Thursday, January 31, 2008

Three Events

Jim's service is this weekend. He has been on my mind for weeks now. Heavy. Tiring. A deep sadness that hangs around the moments of my busy life.

Then yesterday. A man walks into a local restaurant and kills one person seriously wounds another. We've had a lot of shootings in the neighborhood lately. So many that, at school, we're in perpetual yellow alert -- parents must come into the school to pick up their kids and we can no longer go to the park for recess. The kids are crazed. So are we.

And then long talks about what the shootings mean to our community. Some are gang related, but yesterday's shooting was not, though the news would tell us otherwise. It was a young man, angry at the man who was dating his girlfriend. Domestic violence, they're saying, but it's so much deeper than that.

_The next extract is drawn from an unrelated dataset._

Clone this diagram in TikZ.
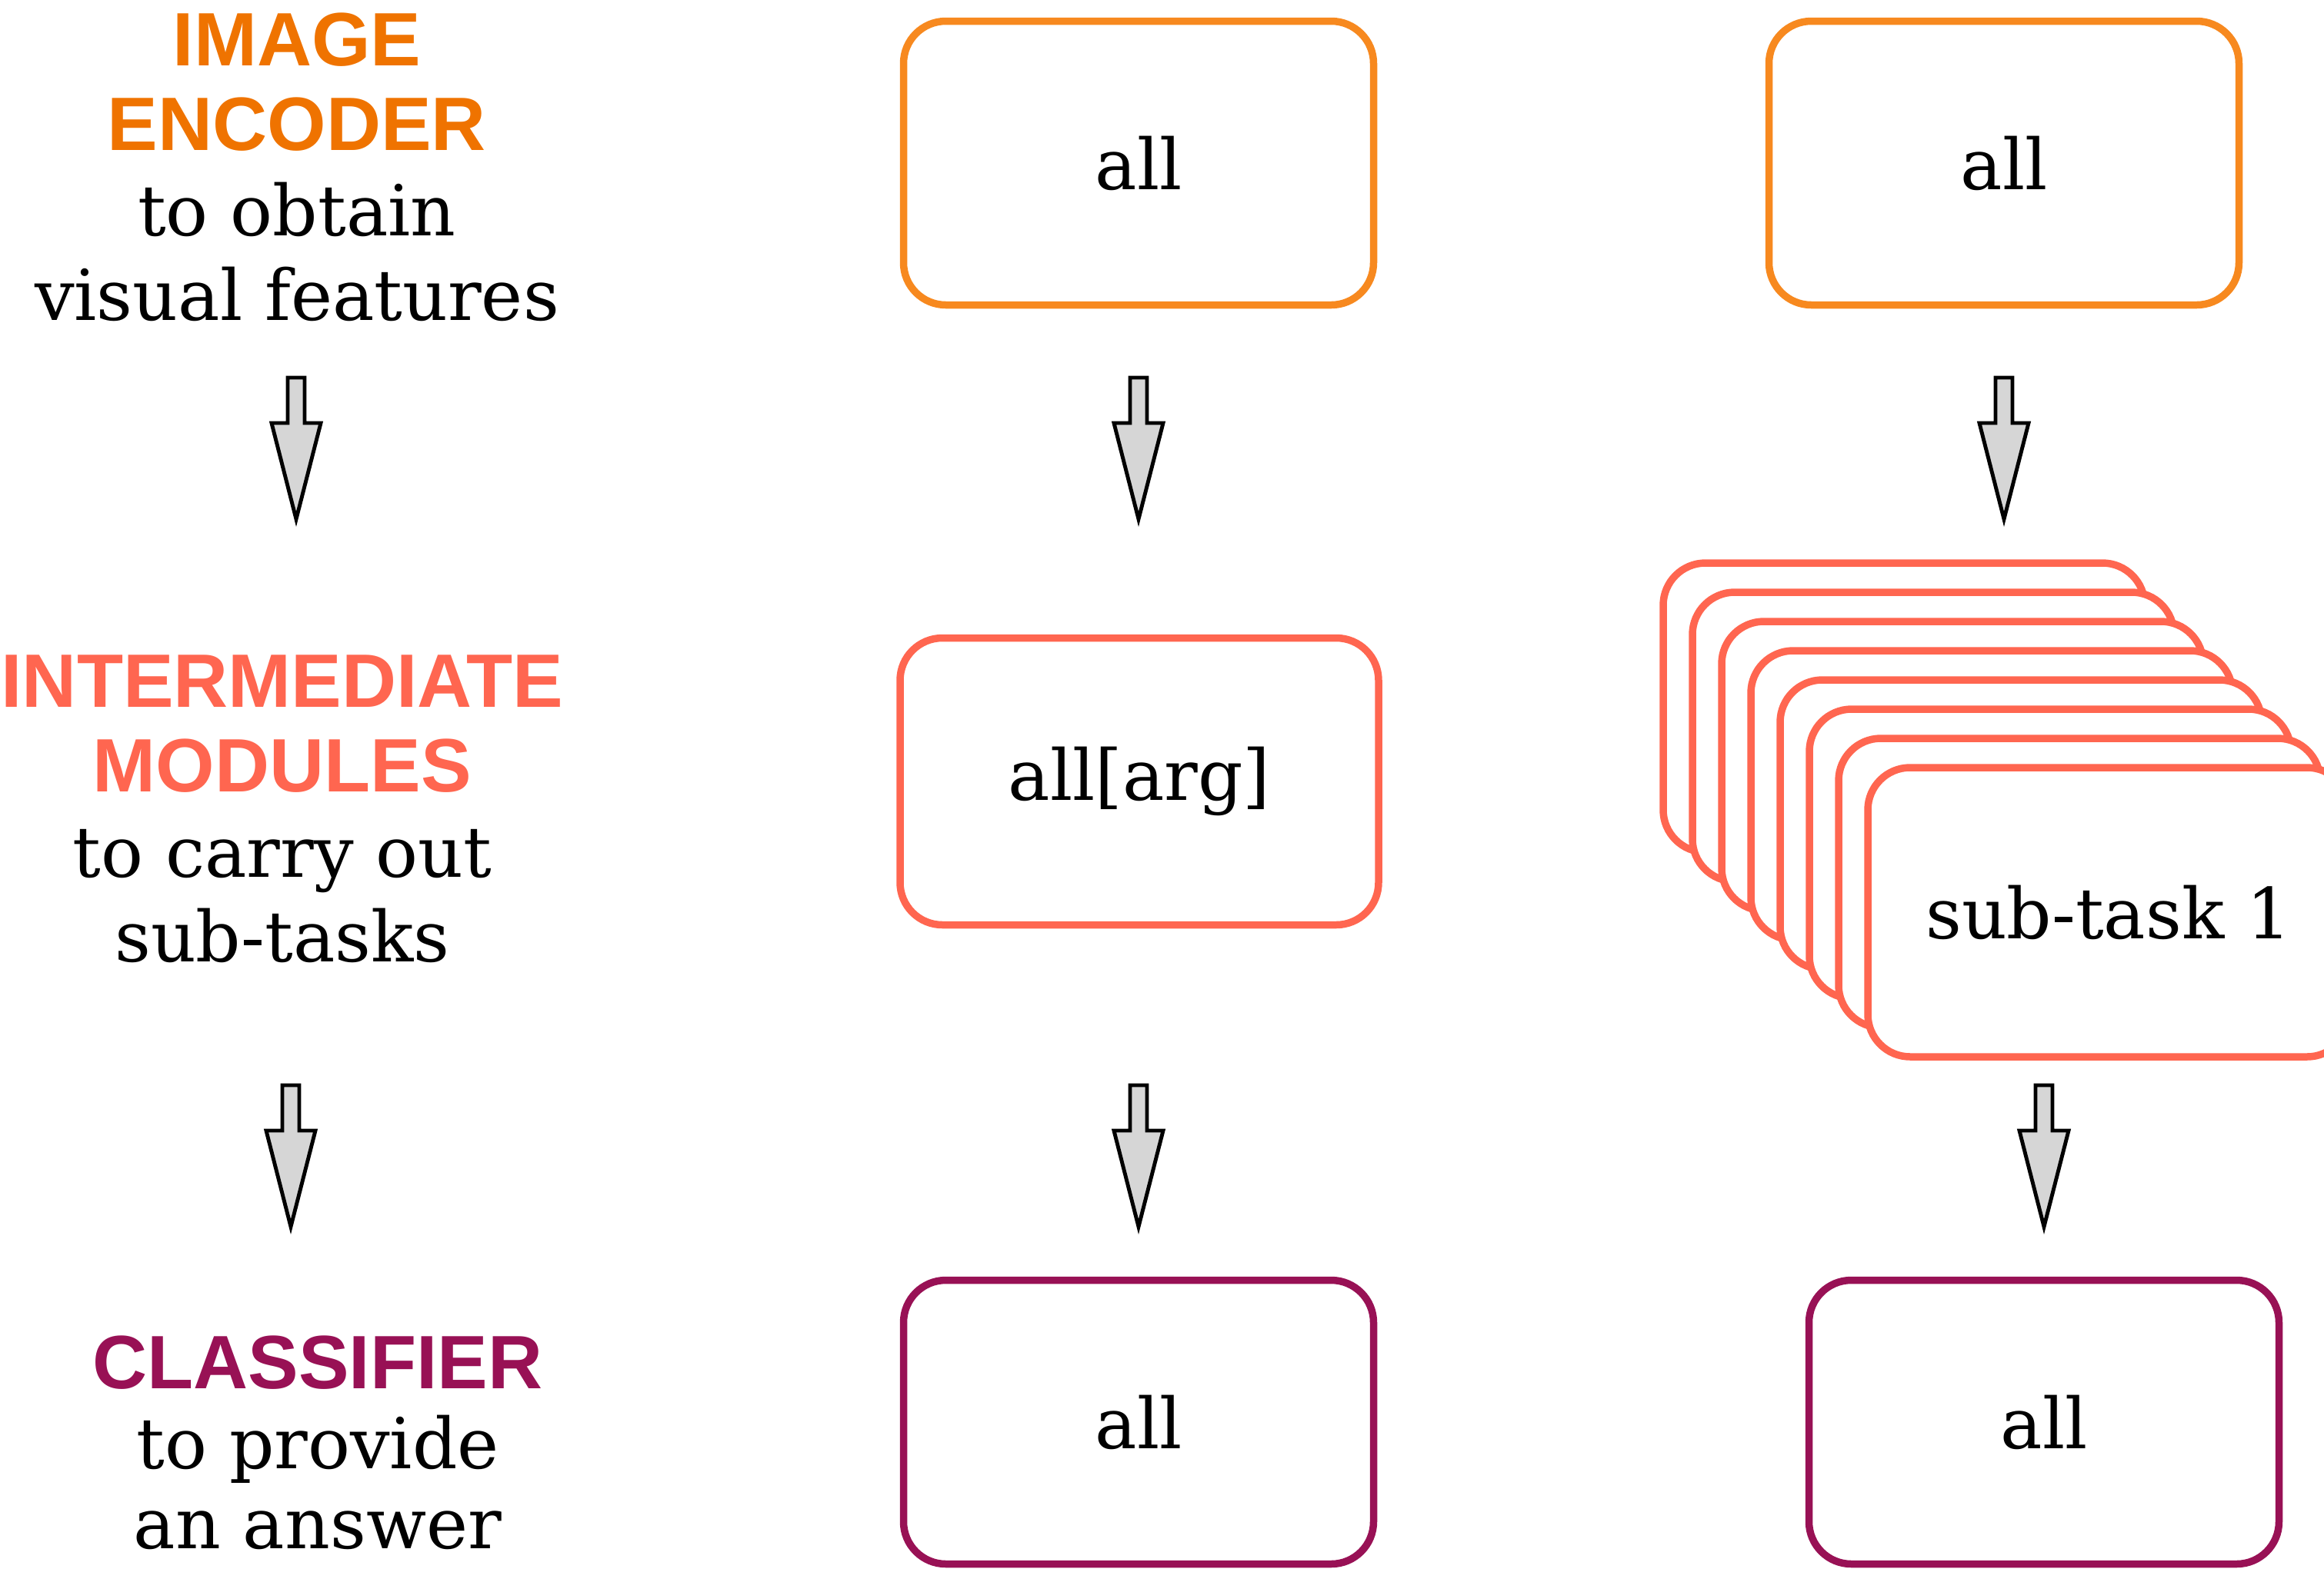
\documentclass[tikz,border=0pt]{standalone}
\usepackage{fontspec}
\setmainfont{DejaVu Serif}
\setsansfont{Liberation Sans}
\usetikzlibrary{calc}

\definecolor{encorange}{HTML}{EF7300}
\definecolor{boxorange}{HTML}{F7891F}
\definecolor{modcoral}{HTML}{FF6650}
\definecolor{clsplum}{HTML}{981155}
\definecolor{arrowgray}{HTML}{D6D6D6}

% coloured stage name in bold sans
\newcommand{\stagename}[2]{{\color{#1}\fontsize{28}{31.6}\selectfont\sffamily\bfseries #2}}

\begin{document}
\begin{tikzpicture}[
        box/.style={draw, line width=2.7pt, rounded corners=0.55cm, fill=white, minimum width=6.11cm, minimum height=3.69cm, text centered, font=\fontsize{26}{31}\selectfont},
        stage/.style={align=center, anchor=north, inner sep=0pt, font=\fontsize{26}{31.4}\selectfont},
        flow/.style={draw=black, fill=arrowgray, line width=1.4pt, line join=miter,
            to path={++(-0.11,0) -- ($(\tikztotarget)+(-0.11,1.25)$) -- ($(\tikztotarget)+(-0.32,1.25)$) -- (\tikztotarget)
                -- ($(\tikztotarget)+(0.32,1.25)$) -- ($(\tikztotarget)+(0.11,1.25)$) -- ($(\tikztostart)+(0.11,0)$) -- cycle}}
    ]
        \useasboundingbox (0,0) rectangle (30.21,-20.40);

        % Stage descriptions
        \node[stage] (enc) at (3.86,-0.16) {\stagename{encorange}{IMAGE}\\\stagename{encorange}{ENCODER}\\to obtain\\visual features};
        \node[stage] (mod) at (3.67,-8.51) {\stagename{modcoral}{INTERMEDIATE}\\\stagename{modcoral}{MODULES}\\to carry out\\sub-tasks};
        \node[stage, font=\fontsize{26}{29.6}\selectfont] (cls) at (4.13,-17.36) {\stagename{clsplum}{CLASSIFIER}\\to provide\\an answer};

        % Image encoder
        \node[box, draw=boxorange] (encall) at (14.80,-2.12) {all};
        \node[box, draw=boxorange] (encsub) at (26.05,-2.12) {all};

        % Intermediate modules
        \node[box, draw=modcoral, minimum width=6.22cm, minimum height=3.73cm] (modall) at (14.81,-10.16) {all[arg]};
        \foreach \i in {0,...,6}
            \node[box, draw=modcoral, minimum width=6.26cm, minimum height=3.76cm] (sub\i) at ({24.75+0.38*\i},{-9.20-0.38*\i}) {};
        \node[box, draw=modcoral, minimum width=6.26cm, minimum height=3.76cm] (sub7) at (27.41,-11.86) {sub-task 1};

        % Classifier
        \node[box, draw=clsplum] (clsall) at (14.80,-18.49) {all};
        \node[box, draw=clsplum] (clssub) at (26.57,-18.49) {all};

        % Flow arrows
        \foreach \x/\y [count=\n] in {3.85/-4.91, 14.80/-4.91, 26.05/-4.91, 3.78/-14.11, 14.80/-14.11, 26.57/-14.11} {
            \coordinate (from\n) at (\x,\y);
            \coordinate (to\n) at (\x,\y-1.84);
            \draw[flow] (from\n) to (to\n);
        }
    \end{tikzpicture}
\end{document}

A student in my classroom lived with this man when he was a boy. He was a foster child in their home and she watched him like she'd watch an older brother. And then he went to prison. At 16 where he's been for the past 7 years. Not just prison, but solitary confinement.

"He has anger issues," said the mother of the girl in my classroom, the mother who knew this young man. She wept as she told me how sad she was that this is how his life ended up. "What was he supposed to do? I'm not condoning what he did, but he was a kid who couldn't get a job, couldn't find a place to live, and was very, very angry."

I listened. I cried, too. It's so much more complicated than a young man killing another young man over a girl.

In the morning, another parent told of us her oldest daughter's current condition. The youngest daughter is in our class so the mother wanted us to know that "G had turned for the worst." G had suffered a brain injury in a horse riding accident. For over a year she's been in a coma and now today, she was diagnosed with an abscess on her brain. G was coming home with a hospice nurse. W, the girl/sister in our class, has never once talked about her sister. She's never once let on how horrible it must be to have a sister in a coma, a sister she's watched diminish and slowly die for over a year.

And then this afternoon. W's father came and asked to check W out of school. "A medical emergency." W raced out of the room.

Three events. So unique, so different, and yet so much the same.

I walked home today in the rain. It was cold and windy and wet. When I got home I leashed up Rubin and we went out in the weather again. I was hoping it would wash me somehow, make me feel as if the world in which I lived was good and clean.

It is, of course, both good and clean. But it is also evil and dirty. It's also unjust and unfair.

I am thankful for the rain. I am thankful for the cold. I am thankful for the wind.

And, despite the pain, I am thankful I knew Jim, that I know the foster mother of a troubled young man, and that I know a young girl who is facing the world the only way she knows how -- one moment at a time.